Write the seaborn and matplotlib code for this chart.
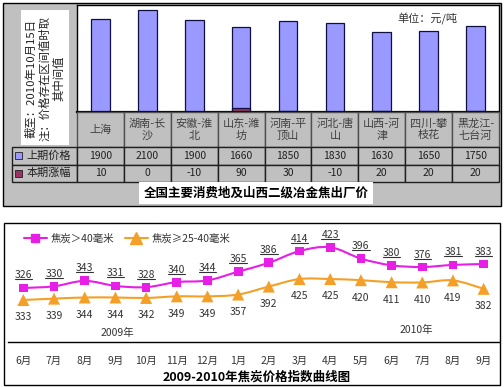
import numpy as np
import matplotlib
matplotlib.use("Agg")
import matplotlib.pyplot as plt
import seaborn as sns
from matplotlib.patches import Rectangle, PathPatch
from matplotlib.path import Path
from matplotlib.lines import Line2D
from matplotlib.table import Table

# ---- 数据 ----
regions = ["上海", "湖南-长\n沙", "安徽-淮\n北", "山东-潍\n坊", "河南-平\n顶山",
           "河北-唐\n山", "山西-河\n津", "四川-攀\n枝花", "黑龙江-\n七台河"]
last_price = [1900, 2100, 1900, 1660, 1850, 1830, 1630, 1650, 1750]
change = [10, 0, -10, 90, 30, -10, 20, 20, 20]
row_names = ["上期价格", "本期涨幅"]

months = ["6月", "7月", "8月", "9月", "10月", "11月", "12月",
          "1月", "2月", "3月", "4月", "5月", "6月", "7月", "8月", "9月"]
coke_big = [326, 330, 343, 331, 328, 340, 344, 365, 386, 414, 423, 396, 380, 376, 381, 383]
coke_mid = [333, 339, 344, 344, 342, 349, 349, 357, 392, 425, 425, 420, 411, 410, 419, 382]

BLUE = "#9999FF"
MAROON = "#993366"
MAGENTA = "#E61EE6"
ORANGE = "#F4A028"
GRAY = "#C0C0C0"
TXT = "#333333"

sns.set_style("white")
plt.rcParams["font.family"] = ["Noto Sans CJK SC", "DejaVu Sans"]

W, H = 504, 387
fig = plt.figure(figsize=(W / 100, H / 100), dpi=100)


def px_axes(x0, y0, x1, y1):
    return fig.add_axes([x0 / W, 1 - y1 / H, (x1 - x0) / W, (y1 - y0) / H])


def px_rect(x0, y0, x1, y1, **kw):
    r = Rectangle((x0 / W, 1 - y1 / H), (x1 - x0) / W, (y1 - y0) / H,
                  transform=fig.transFigure, **kw)
    fig.add_artist(r)
    return r


# ================= 上图：柱状图 + 数据表 =================
px_rect(3, 3, 501, 206, facecolor=GRAY, edgecolor="black", lw=1, zorder=-2)
px_rect(21, 10, 69, 145, facecolor="white", edgecolor="none", zorder=-1)
fig.text(45 / W, 1 - 78 / H, "截至：2010年10月15日\n注：价格存在区间值时取\n其中间值",
         rotation=90, ha="center", va="center", multialignment="center",
         fontsize=8.2, linespacing=1.3, color="#222222")

axb = px_axes(77, 5, 499, 112)
totals = [p + max(c, 0) for p, c in zip(last_price, change)]
sns.barplot(x=regions, y=totals, color=BLUE, saturation=1, width=0.4,
            edgecolor="#101040", linewidth=0.9, ax=axb)
sns.barplot(x=regions, y=change, color=MAROON, saturation=1, width=0.4,
            edgecolor="#101040", linewidth=0.9, ax=axb)
axb.set_xlim(-0.5, len(regions) - 0.5)
axb.set_ylim(0, 2200)
axb.set_xticks([])
axb.set_yticks([])
axb.set_xlabel("")
axb.set_ylabel("")
axb.set_facecolor("white")
for s in axb.spines.values():
    s.set_color("black")
    s.set_linewidth(1)
axb.spines["bottom"].set_linewidth(1.6)
axb.text(0.83, 0.87, "单位：元/吨", transform=axb.transAxes, ha="center",
         va="center", fontsize=8, color=TXT)

# 数据表
axt = px_axes(12, 112, 499, 182)
axt.axis("off")
tbl = Table(axt, bbox=[0, 0, 1, 1])
col_w, lab_w = 46.9, 65
for j, name in enumerate(regions):
    c = tbl.add_cell(0, j + 1, width=col_w, height=35, text=name, loc="center",
                     facecolor=GRAY, edgecolor="#505050")
    c.get_text().set_fontsize(8)
    c.get_text().set_color("#404040")
rows = [last_price, change]
for i, (lab, vals) in enumerate(zip(row_names, rows)):
    c = tbl.add_cell(i + 1, 0, width=lab_w, height=17.5, text=lab, loc="left",
                     facecolor=GRAY, edgecolor="#202020")
    c.PAD = 0.22
    c.get_text().set_fontsize(8)
    c.get_text().set_color("#202020")
    for j, v in enumerate(vals):
        c = tbl.add_cell(i + 1, j + 1, width=col_w, height=17.5, text=str(v),
                         loc="center", facecolor=GRAY, edgecolor="#202020")
        c.get_text().set_fontsize(7.5)
        c.get_text().set_color("#202020")
tbl.auto_set_font_size(False)
axt.add_table(tbl)
axt.scatter([0.013, 0.013], [0.375, 0.125], marker="s", s=26,
            c=[BLUE, MAROON], edgecolors="#202020", linewidths=0.6,
            transform=axt.transAxes, clip_on=False, zorder=5)

fig.text(256 / W, 1 - 193 / H, "全国主要消费地及山西二级冶金焦出厂价",
         ha="center", va="center", fontsize=9, fontweight="bold", color="black",
         bbox=dict(facecolor="white", edgecolor="none", pad=3))

# ================= 下图：折线图 =================
px_rect(4, 223, 500, 385, facecolor="white", edgecolor="black", lw=1, zorder=-2)

ax1 = px_axes(8, 224, 499, 342)
ax2 = ax1.twinx()
idx = np.arange(len(months))


def smooth(ax, xs, ys, color):
    pts = np.column_stack([xs, ys]).astype(float)
    n = len(pts)
    verts, codes = [pts[0]], [Path.MOVETO]
    for i in range(n - 1):
        p0 = pts[i - 1] if i > 0 else pts[i]
        p3 = pts[i + 2] if i + 2 < n else pts[i + 1]
        verts += [pts[i] + (pts[i + 1] - p0) / 6, pts[i + 1] - (p3 - pts[i]) / 6, pts[i + 1]]
        codes += [Path.CURVE4] * 3
    ax.add_patch(PathPatch(Path(verts, codes), fill=False, edgecolor=color, lw=1.5, zorder=2))


smooth(ax1, idx, coke_big, MAGENTA)
smooth(ax2, idx, coke_mid, ORANGE)
sns.scatterplot(x=idx, y=coke_big, marker="s", s=40, color=MAGENTA,
                edgecolor="none", ax=ax1, zorder=3)
sns.scatterplot(x=idx, y=coke_mid, marker="^", s=75, color=ORANGE,
                edgecolor="none", ax=ax2, zorder=3)

ax1.set_ylim(197.4, 478.4)
ax2.set_ylim(148.8, 666.3)
for a in (ax1, ax2):
    a.set_xlim(-0.5, len(months) - 0.5)
    a.set_yticks([])
    a.patch.set_visible(False)
    for s in a.spines.values():
        s.set_visible(False)
ax1.spines["bottom"].set_visible(True)
ax1.spines["bottom"].set_color("black")
ax1.spines["bottom"].set_linewidth(1)

ax1.set_xticks(np.arange(-0.5, len(months), 1))
ax1.set_xticklabels([])
ax1.set_xticks(idx, minor=True)
ax1.set_xticklabels(months, minor=True, fontsize=7.5, color=TXT)
ax1.tick_params(axis="x", which="major", direction="inout", length=3.5,
                width=1, color="black", bottom=True)
ax1.tick_params(axis="x", which="minor", length=0, pad=10)
ax2.set_xticks([])

big_labels = []
for x, v in zip(idx, coke_big):
    big_labels.append(ax1.annotate(str(v), (x, v), xytext=(0, 9), textcoords="offset points",
                                   ha="center", va="center", fontsize=7.5, color=TXT))
for x, v in zip(idx, coke_mid):
    ax2.annotate(str(v), (x, v), xytext=(0, -12.5), textcoords="offset points",
                 ha="center", va="center", fontsize=7.5, color=TXT)

ax1.text(3.05, 0.076, "2009年", transform=ax1.get_xaxis_transform(),
         ha="center", va="center", fontsize=7.5, color=TXT)
ax1.text(12.8, 0.10, "2010年", transform=ax1.get_xaxis_transform(),
         ha="center", va="center", fontsize=7.5, color=TXT)

handles = [Line2D([], [], color=MAGENTA, lw=1.5, marker="s", ms=6),
           Line2D([], [], color=ORANGE, lw=1.5, marker="^", ms=8)]
fig.legend(handles, ["焦炭＞40毫米", "焦炭≥25-40毫米"], loc="center left",
           bbox_to_anchor=(24 / W, 1 - 239 / H), ncol=2, frameon=False,
           fontsize=7.5, handlelength=2.2, handletextpad=0.4, columnspacing=1.0,
           borderaxespad=0, borderpad=0, labelcolor=TXT)

fig.text(257 / W, 1 - 377 / H, "2009-2010年焦炭价格指数曲线图", ha="center",
         va="center", fontsize=9, fontweight="bold", color="black")

# 下划线：标签位置由渲染结果确定
fig.canvas.draw()
for t in big_labels:
    bb = t.get_window_extent()
    y = (bb.y0 + 1) / (H)
    fig.add_artist(Line2D([bb.x0 / W, bb.x1 / W], [y, y], transform=fig.transFigure,
                          color=TXT, lw=0.8))

fig.savefig("out.png", dpi=100)
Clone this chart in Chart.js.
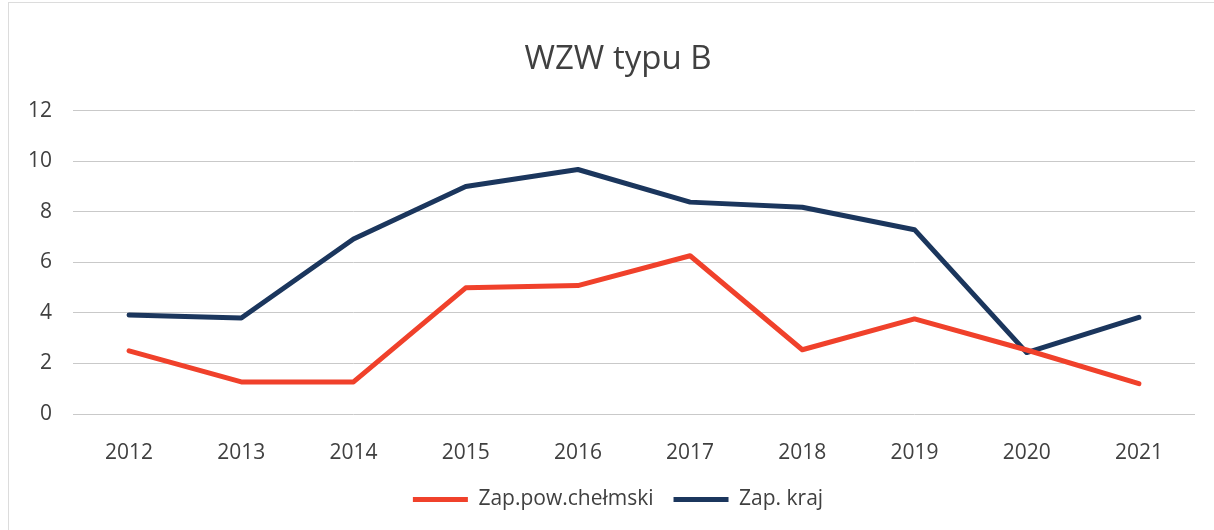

#####

§ **DIRECTIONS**: Leave the pictures out, and restate exactly the lines from the start of the records through the one that contains "410, 419, 382]".

§ **ANSWER FOR THIS EXERCISE**:
Write the seaborn and matplotlib code for this chart.
import numpy as np
import matplotlib
matplotlib.use("Agg")
import matplotlib.pyplot as plt
import seaborn as sns
from matplotlib.patches import Rectangle, PathPatch
from matplotlib.path import Path
from matplotlib.lines import Line2D
from matplotlib.table import Table

# ---- 数据 ----
regions = ["上海", "湖南-长\n沙", "安徽-淮\n北", "山东-潍\n坊", "河南-平\n顶山",
           "河北-唐\n山", "山西-河\n津", "四川-攀\n枝花", "黑龙江-\n七台河"]
last_price = [1900, 2100, 1900, 1660, 1850, 1830, 1630, 1650, 1750]
change = [10, 0, -10, 90, 30, -10, 20, 20, 20]
row_names = ["上期价格", "本期涨幅"]

months = ["6月", "7月", "8月", "9月", "10月", "11月", "12月",
          "1月", "2月", "3月", "4月", "5月", "6月", "7月", "8月", "9月"]
coke_big = [326, 330, 343, 331, 328, 340, 344, 365, 386, 414, 423, 396, 380, 376, 381, 383]
coke_mid = [333, 339, 344, 344, 342, 349, 349, 357, 392, 425, 425, 420, 411, 410, 419, 382]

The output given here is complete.